begin Information shown
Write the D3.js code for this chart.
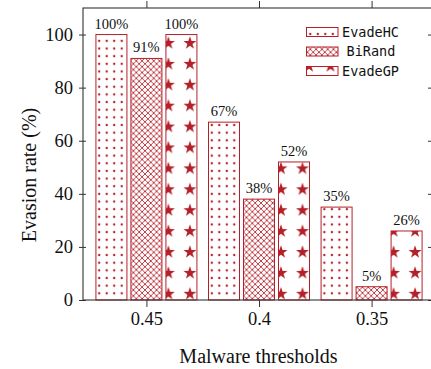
<!DOCTYPE html>
<html>
<head>
<meta charset="utf-8">
<script src="https://cdn.jsdelivr.net/npm/d3@7"></script>
<style>
  html, body { margin: 0; padding: 0; background: #fff; }
  svg { display: block; }
</style>
</head>
<body>
<svg id="chart" width="431" height="369"></svg>
<script>
// Evasion rate per malware threshold for three attack methods
const thresholds = ["0.45", "0.4", "0.35"];
const methods = ["EvadeHC", "BiRand", "EvadeGP"];
const evadeHC = [100, 67, 35];
const biRand = [91, 38, 5];
const evadeGP = [100, 52, 26];
const yTickValues = [0, 20, 40, 60, 80, 100];

const seriesValues = [evadeHC, biRand, evadeGP];
const RED = "#b51f28";
const AXIS = "#333";
const SERIF = "'Liberation Serif', 'Times New Roman', serif";
const MONO = "'DejaVu Sans Mono', monospace";

const plot = { left: 83, right: 432, top: 8, bottom: 300 };

const svg = d3.select("#chart");
const defs = svg.append("defs");

// group positions along the x axis
const x = d3.scalePoint()
  .domain(thresholds)
  .range([plot.left + 1.5, plot.right + 1.5])
  .padding(0.55);

// bar offset inside each group
const xInner = d3.scaleBand()
  .domain(methods)
  .range([-50.5, 50.5])
  .paddingInner(4 / 35)
  .paddingOuter(0);

const y = d3.scaleLinear().domain([0, 110]).range([plot.bottom, plot.top]);

// ---- fill patterns ----
// crosshatch (shared)
const hs = 5.8;
const cross = defs.append("pattern")
  .attr("id", "pat-cross")
  .attr("patternUnits", "userSpaceOnUse")
  .attr("width", hs).attr("height", hs);
cross.append("rect").attr("width", hs).attr("height", hs).attr("fill", "#fff");
cross.append("path")
  .attr("d", `M-1,-1L${hs + 1},${hs + 1}M${hs + 1},-1L-1,${hs + 1}`)
  .attr("stroke", RED).attr("stroke-width", 0.85).attr("fill", "none");

// five-pointed star outline
function starPath(cx, cy, ro, ri) {
  const pts = [];
  for (let k = 0; k < 10; k++) {
    const r = k % 2 === 0 ? ro : ri;
    const a = -Math.PI / 2 + k * Math.PI / 5;
    pts.push([cx + r * Math.cos(a), cy + r * Math.sin(a)]);
  }
  return "M" + pts.map(p => p.join(",")).join("L") + "Z";
}

// dots anchored at a bar's lower-left corner
function dotPattern(id, x0, yBase) {
  const w = 7.5, h = 7.65;
  const p = defs.append("pattern")
    .attr("id", id)
    .attr("patternUnits", "userSpaceOnUse")
    .attr("width", w).attr("height", h)
    .attr("patternTransform", `translate(${x0 + 3.3 - w / 2},${yBase - 6.7 - h / 2})`);
  p.append("rect").attr("width", w).attr("height", h).attr("fill", "#fff");
  p.append("circle").attr("cx", w / 2).attr("cy", h / 2).attr("r", 1.2).attr("fill", RED);
}

// stars anchored at a bar's lower-left corner
function starPattern(id, x0, yBase) {
  const w = 21.5, h = 20.9;
  const p = defs.append("pattern")
    .attr("id", id)
    .attr("patternUnits", "userSpaceOnUse")
    .attr("width", w).attr("height", h)
    .attr("patternTransform", `translate(${x0 + 2.5 - w / 2},${yBase - 6.7 - h / 2})`);
  p.append("rect").attr("width", w).attr("height", h).attr("fill", "#fff");
  p.append("path").attr("d", starPath(w / 2, h / 2 + 0.6, 6.8, 2.7)).attr("fill", RED);
}

function fillFor(methodIndex, id, x0, yBase) {
  if (methodIndex === 0) { dotPattern(id, x0, yBase); return `url(#${id})`; }
  if (methodIndex === 1) { return "url(#pat-cross)"; }
  starPattern(id, x0, yBase);
  return `url(#${id})`;
}

// ---- bars ----
const bars = [];
methods.forEach((m, mi) => {
  thresholds.forEach((t, ti) => {
    bars.push({ method: m, mi, threshold: t, value: seriesValues[mi][ti] });
  });
});

const gBars = svg.append("g");
bars.forEach((d, i) => {
  const bx = x(d.threshold) + xInner(d.method);
  const bw = xInner.bandwidth();
  const top = y(d.value);
  const fill = fillFor(d.mi, `pat-bar-${i}`, bx, y(0));
  gBars.append("rect")
    .attr("x", bx).attr("y", top)
    .attr("width", bw).attr("height", y(0) - top)
    .attr("fill", fill)
    .attr("stroke", RED).attr("stroke-width", 1);
  gBars.append("text")
    .attr("x", bx + bw / 2).attr("y", top - 6)
    .attr("text-anchor", "middle")
    .attr("font-family", SERIF).attr("font-size", 14.5)
    .attr("fill", "#111")
    .text(d.value + "%");
});

// ---- axes ----
const xAxisBottom = d3.axisBottom(x).tickSizeInner(7).tickSizeOuter(0).tickPadding(6);
const gxb = svg.append("g").attr("transform", `translate(0,${plot.bottom})`).call(xAxisBottom);
gxb.select(".domain").remove();
gxb.selectAll("line").attr("stroke", AXIS);
gxb.selectAll("text")
  .attr("font-family", SERIF).attr("font-size", 18.5).attr("fill", "#111")
  .attr("dy", "0.71em").attr("y", 12);

const xAxisTop = d3.axisTop(x).tickSizeInner(7).tickSizeOuter(0).tickFormat("");
const gxt = svg.append("g").attr("transform", `translate(0,${plot.top})`).call(xAxisTop);
gxt.select(".domain").remove();
gxt.selectAll("line").attr("stroke", AXIS);

const yAxisLeft = d3.axisLeft(y).tickValues(yTickValues).tickSizeInner(4).tickSizeOuter(0).tickPadding(6);
const gyl = svg.append("g").attr("transform", `translate(${plot.left},0)`).call(yAxisLeft);
gyl.select(".domain").remove();
gyl.selectAll("line").attr("stroke", AXIS).attr("x1", 3);
gyl.selectAll("text").attr("font-family", SERIF).attr("font-size", 18.5).attr("fill", "#111");

const yAxisRight = d3.axisRight(y).tickValues(yTickValues).tickSizeInner(4).tickSizeOuter(0).tickFormat("");
const gyr = svg.append("g").attr("transform", `translate(${plot.right},0)`).call(yAxisRight);
gyr.select(".domain").remove();
gyr.selectAll("line").attr("stroke", AXIS).attr("x1", -4);

// frame
svg.append("rect")
  .attr("x", plot.left).attr("y", plot.top)
  .attr("width", plot.right - plot.left).attr("height", plot.bottom - plot.top)
  .attr("fill", "none").attr("stroke", AXIS).attr("stroke-width", 1.1);

// axis titles
svg.append("text")
  .attr("x", (plot.left + plot.right) / 2 + 1).attr("y", 362.5)
  .attr("text-anchor", "middle")
  .attr("font-family", SERIF).attr("font-size", 20).attr("fill", "#111")
  .text("Malware thresholds");

svg.append("text")
  .attr("transform", `translate(35.5,${(plot.top + plot.bottom) / 2 + 21}) rotate(-90)`)
  .attr("text-anchor", "middle")
  .attr("font-family", SERIF).attr("font-size", 20).attr("fill", "#111")
  .text("Evasion rate (%)");

// ---- legend ----
const legend = svg.append("g");
const legendRows = [32, 51.5, 71];
methods.forEach((m, mi) => {
  const cy = legendRows[mi];
  const sx = 306.5, sw = 31.5, sh = 9;
  let fill;
  if (mi === 0) { dotPattern("pat-leg-0", sx + 0.5, cy + 1); fill = "url(#pat-leg-0)"; }
  else if (mi === 1) { fill = "url(#pat-cross)"; }
  else { starPattern("pat-leg-2", sx, cy + 1.2); fill = "url(#pat-leg-2)"; }
  legend.append("rect")
    .attr("x", sx).attr("y", cy - sh / 2)
    .attr("width", sw).attr("height", sh)
    .attr("fill", fill).attr("stroke", RED).attr("stroke-width", 1);
  legend.append("text")
    .attr("x", mi === 1 ? 346.5 : 342).attr("y", cy)
    .attr("dy", "0.36em")
    .attr("font-family", MONO).attr("font-size", 13.5).attr("fill", "#111")
    .text(m);
});
</script>
</body>
</html>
end Information shown
Reproduce exactly the run of lines that opens the listing and closes with the line holding "const yTickValues = [0, 20, 40, 60, 80, 100];". Pictures are excluded.

Write the D3.js code for this chart.
<!DOCTYPE html>
<html>
<head>
<meta charset="utf-8">
<script src="https://cdn.jsdelivr.net/npm/d3@7"></script>
<style>
  html, body { margin: 0; padding: 0; background: #fff; }
  svg { display: block; }
</style>
</head>
<body>
<svg id="chart" width="431" height="369"></svg>
<script>
// Evasion rate per malware threshold for three attack methods
const thresholds = ["0.45", "0.4", "0.35"];
const methods = ["EvadeHC", "BiRand", "EvadeGP"];
const evadeHC = [100, 67, 35];
const biRand = [91, 38, 5];
const evadeGP = [100, 52, 26];
const yTickValues = [0, 20, 40, 60, 80, 100];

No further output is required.